1. We Reach The Same Ends By Discrepant Means

I try to imagine Michel de Montaigne, son of the esteemed Mayor of Bordeaux, third generation nobleman, mourning friend of the late Etienne de La Boetie, taking up his odd, impossible to describe project as something brand new. It’s likely that Michel did not sit at a desk and write the first of his 107 essays by hand, but rather dictated it to a secretary. 

He still had one eye on the politics of his time too, according to his biographer Phillipe Desan. Montaigne started with a discussion of military history because it was those types of studies that would raise the profile of a nobleman in his time. Perhaps it was the kind of subject he spoke about with his late friend La Boetie and his father. 

When I first read Montaigne in 2011, I had an almost immediate instinct to write about everything that I was reading—or rather to react through writing to everything I was reading. It turned into an odd stunt where I wrote about the essays in order over 107 days. And I began my journey through Montaigne by relating his military wisdom to some issue about politics. 

The stunt turned into a mission, or perhaps obsession, that has spanned many years, more than 13 at this time. Often, I return right from the start, again with this essay, even though it has never been a favorite of mine. But it does include a very interesting accidental topic sentence for the full project —“Man is indeed an object miraculously vain, various and wavering. It is difficult to found a judgment on him which is steady and uniform.” This will become a common theme throughout the essays, but only if you substitute the first person singular for man.

I’m not sure if Montaigne even realized just how radical his belief was, because writers from the Renaissance were all glossing classical texts that did not see man as something wavering. There was a solid human nature in there somewhere, and this belief united Plato, the stoics, and the early Christians. Montaigne writes quite a bit about stoicism early in his project, to the point that you start to believe he is one. A mere five paragraphs into this essay, he writes:

Both of these means would have swayed me easily, for I have a marvelous weakness towards mercy and clemency – so much so that I would be more naturally moved by compassion than by respect. Yet for the Stoics pity is a vicious emotion: they want us to succor the afflicted but not to give way and commiserate with them.
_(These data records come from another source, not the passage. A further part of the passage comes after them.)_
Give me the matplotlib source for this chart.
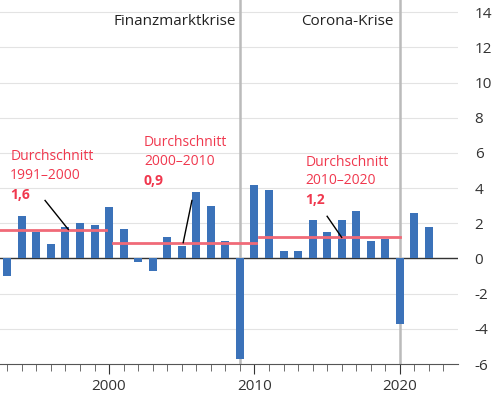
import matplotlib
matplotlib.use("Agg")
import matplotlib.pyplot as plt
import numpy as np

years = list(range(1993, 2023))
values = [-1.0, 2.4, 1.5, 0.8, 1.8, 2.0, 1.9, 2.9, 1.7, -0.2, -0.7, 1.2, 0.7, 3.8, 3.0, 1.0,
          -5.7, 4.2, 3.9, 0.4, 0.4, 2.2, 1.5, 2.2, 2.7, 1.0, 1.1, -3.7, 2.6, 1.8]
avg_labels = ["Durchschnitt\n1991–2000", "Durchschnitt\n2000–2010", "Durchschnitt\n2010–2020"]
avg_values = [1.6, 0.9, 1.2]
avg_spans = [(1991, 1999.8), (2000.3, 2010.1), (2010.3, 2020)]
yticks = [-6, -4, -2, 0, 2, 4, 6, 8, 10, 12, 14]

plt.rcParams['font.family'] = ['Open Sans', 'DejaVu Sans']
fig = plt.figure(figsize=(4.95, 4.0), dpi=100)
ax = fig.add_axes([0, 0.09, 458/495, 0.91])
ax.set_xlim(1992.5, 2024.0)
ax.set_ylim(-6, 14.7)
for y in yticks:
    if y != -6:
        ax.axhline(y, color='#e3e3e3', lw=0.8, zorder=0)
ax.axhline(0, color='#333333', lw=1, zorder=1)
for xl in [2009, 2020]:
    ax.axvline(xl, color='#bbbbbb', lw=1.8, zorder=1)
ax.bar(years, values, width=0.55, color='#3b72b9', zorder=2)
for (a, b), v in zip(avg_spans, avg_values):
    ax.plot([a, b], [v, v], color='#f06a78', lw=2, zorder=3)

red = '#f0384e'
txt = [(1993.2, 6.2), (2002.4, 7.0), (2013.5, 5.9)]
ptr = [((1995.6, 3.3), (1997.2, 1.65)), ((2005.7, 3.3), (2005.1, 0.9)), ((2015.0, 2.4), (2016.0, 1.2))]
for lab, v, (x, y), (p0, p1) in zip(avg_labels, avg_values, txt, ptr):
    ax.text(x, y, lab, color=red, fontsize=10, va='top', ha='left', linespacing=1.3)
    ax.text(x, y - 2.2, f"{v:.1f}".replace('.', ','), color=red, fontsize=10,
            fontweight='bold', va='top', ha='left')
    ax.plot([p0[0], p1[0]], [p0[1], p1[1]], color='black', lw=1, zorder=4)

ax.text(2008.7, 13.5, "Finanzmarktkrise", ha='right', va='center', fontsize=11, color='#222222')
ax.text(2019.6, 13.5, "Corona-Krise", ha='right', va='center', fontsize=11, color='#222222')

ax.yaxis.tick_right()
ax.set_yticks(yticks)
ax.set_yticklabels([str(t) for t in yticks], fontsize=11, color='#333333')
ax.tick_params(axis='y', length=0, pad=12)
ax.set_xticks([2000, 2010, 2020])
ax.set_xticks(range(1993, 2024), minor=True)
ax.tick_params(axis='x', which='major', length=7, labelsize=11, colors='#333333')
ax.tick_params(axis='x', which='minor', length=5, color='#555555')
for s in ['top', 'left', 'right']:
    ax.spines[s].set_visible(False)
ax.spines['bottom'].set_color('#555555')
fig.savefig("out.png", dpi=100)
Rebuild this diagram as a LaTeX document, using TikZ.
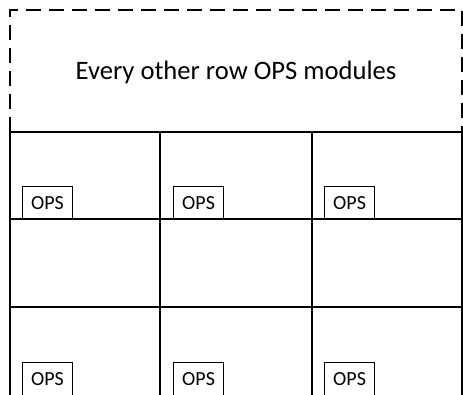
\documentclass[tikz,border=0pt]{standalone}
\usepackage{fontspec}
\setmainfont{Carlito}

\begin{document}
\begin{tikzpicture}[x=1pt, y=-1pt,
    grid line/.style={line width=1.3pt},
    ops/.style={draw, line width=1.1pt, minimum width=50pt, minimum height=33pt,
      inner sep=0pt, anchor=north west, font=\fontsize{20}{23}\selectfont}]
    \useasboundingbox (0, 0) rectangle (463, 394);
    \clip (0, 0) rectangle (463, 394);

    % dashed area on top
    \draw[line width=1.3pt, dash pattern=on 15pt off 8pt] (10, 132)--(10, 10)--(462, 10)--(462, 132);
    \node (title) at (236, 72) {\fontsize{26.6}{30}\selectfont Every other row OPS modules};

    % grid of racks
    \draw[grid line] (10, 132)--(463, 132);
    \draw[grid line] (10, 219)--(463, 219);
    \draw[grid line] (10, 307)--(463, 307);
    \draw[grid line] (10, 132)--(10, 400);
    \draw[grid line] (160, 132)--(160, 400);
    \draw[grid line] (312, 132)--(312, 400);
    \draw[grid line] (462, 132)--(462, 400);

    % OPS modules, first row
    \node[ops] (ops1a) at (22, 186) {OPS};
    \node[ops] (ops1b) at (173, 186) {OPS};
    \node[ops] (ops1c) at (324, 186) {OPS};

    % OPS modules, third row
    \node[ops, minimum height=34pt] (ops3a) at (22, 362) {OPS};
    \node[ops, minimum height=34pt] (ops3b) at (173, 362) {OPS};
    \node[ops, minimum height=34pt] (ops3c) at (324, 362) {OPS};
\end{tikzpicture}
\end{document}
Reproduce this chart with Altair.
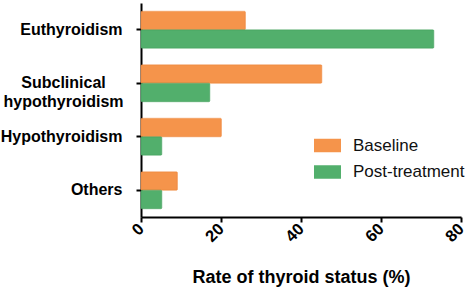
import altair as alt
import pandas as pd

categories = ["Euthyroidism", "Subclinical hypothyroidism", "Hypothyroidism", "Others"]
groups = ["Baseline", "Post-treatment"]
baseline = [26.1, 45.2, 20.1, 9.1]
post = [73.2, 17.2, 5.2, 5.2]
x_ticks = [0, 20, 40, 60, 80]
colors = ["#F5944B", "#52AF6C"]

rows = []
for c, b, p in zip(categories, baseline, post):
    rows.append({"status": c, "group": groups[0], "rate": b})
    rows.append({"status": c, "group": groups[1], "rate": p})
df = pd.DataFrame(rows)

FONT = "Liberation Sans"
SUB = "datum.value == 'Subclinical hypothyroidism'"

chart = alt.Chart(df).mark_bar(cornerRadius=1, strokeWidth=0.6).encode(
    y=alt.Y(
        "status:N",
        sort=categories,
        scale=alt.Scale(paddingInner=0.31, paddingOuter=0.155),
        axis=alt.Axis(
            title=None,
            labelFont=FONT,
            labelFontSize=16,
            labelFontWeight="bold",
            labelColor="black",
            labelLineHeight=19,
            labelExpr="datum.value == 'Subclinical hypothyroidism' ? ['Subclinical', 'hypothyroidism'] : datum.label",
            labelAlign={"condition": {"test": SUB, "value": "center"}, "value": "right"},
            labelPadding={"condition": {"test": SUB, "value": 73}, "value": 14},
            labelBaseline="middle",
            labelLimit=300,
            domainColor="black",
            domainWidth=2,
            tickColor="black",
            tickWidth=2,
            tickSize=5,
        ),
    ),
    yOffset=alt.YOffset("group:N", sort=groups, scale=alt.Scale(paddingInner=0, paddingOuter=0)),
    x=alt.X(
        "rate:Q",
        scale=alt.Scale(domain=[0, 80], nice=False),
        axis=alt.Axis(
            title="Rate of thyroid status (%)",
            values=x_ticks,
            grid=False,
            labelAngle=315,
            labelAlign="right",
            labelBaseline="middle",
            labelFont=FONT,
            labelFontSize=16.5,
            labelFontWeight="bold",
            labelColor="black",
            labelPadding=4,
            labelFlush=False,
            labelOverlap=False,
            titleFont=FONT,
            titleFontSize=18,
            titleFontWeight="bold",
            titleColor="black",
            titleBaseline="alphabetic",
            titleY=65,
            domainColor="black",
            domainWidth=2,
            tickColor="black",
            tickWidth=2,
            tickSize=5,
        ),
    ),
    color=alt.Color(
        "group:N",
        sort=groups,
        scale=alt.Scale(domain=groups, range=colors),
        legend=alt.Legend(
            title=None,
            orient="none",
            legendX=173,
            legendY=129,
            padding=0,
            symbolType="M-1,-0.5H1V0.5H-1Z",
            symbolSize=729,
            symbolStrokeWidth=0,
            symbolOpacity=1,
            labelFont=FONT,
            labelFontSize=17,
            labelColor="#111111",
            labelOffset=12,
            rowPadding=4.5,
        ),
    ),
    stroke=alt.Stroke("group:N", sort=groups,
                      scale=alt.Scale(domain=groups, range=["#F08A3E", "#48A562"]),
                      legend=None),
).properties(
    width=320,
    height=214,
    autosize=alt.AutoSizeParams(type="none"),
    padding={"left": 141, "top": 3, "right": 5, "bottom": 73},
).configure_view(stroke=None)

chart.save("out.html", embed_options={"renderer": "svg", "actions": False})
This is an intriguing line that leaves me wanting so much more – which Stoics backed this concept? Unfortunately, Montaigne moves on quickly from this point and goes back to military history, neither developing his conclusion nor bringing in any Stoic thinkers. But if we return to that topic sentence paragraph I mentioned before, Montaigne does bring Zeno into the conversation, who he frequently refers to throughout the essays as the leader of the Stoic school. Montaigne writes:

… and great-heartedness of Zeno, a citizen who assumed full responsibility for the public wrong-doing and who begged no other favor than alone to bear the punishment of it.

The Zeno anecdote doesn’t relate to the earlier statement about the Stoics. And according to a footnote by editor/translator M.A. Screech, Montaigne erred here, and really meant Stheno, the Gorgon sister from Greek mythology. But the Screech note doesn’t make sense, there’s nothing in Stheno’s mythological story that relates to this point at all. The closest Zeno comes to it is a story about a slaves who stole from him and remarked that he could help it, he was fated to steal – leading Zeno to remark that, true, but you were fated to be beaten as well.

So is Montaigne being ironic by calling Zeno great-hearted? If so, perhaps the anecdote relates to his earlier point about Stoicism after all. As it’s written, it’s impossible to tell what Montaigne meant about either point.

But let me return to that topic sentence.  While Montaigne name checks stoicism, the thought about human variability is not stoic at all, it’s Pyrrhonist. This will be the great faceoff in the early essays that Pyrrhonism will win cleanly. Only when Montaigne brings Socrates into the discussion in the final batch of essays will Pyrrhonism ever have a serious challenger for his philosophic mind.

But we have many essays to go before reaching that destination. His project begins with an odd little piece of military analysis, but is useful mostly for its wonderful title. This is, in fact, the place where I will begin again and will, over time, reach the same ends by discrepant means.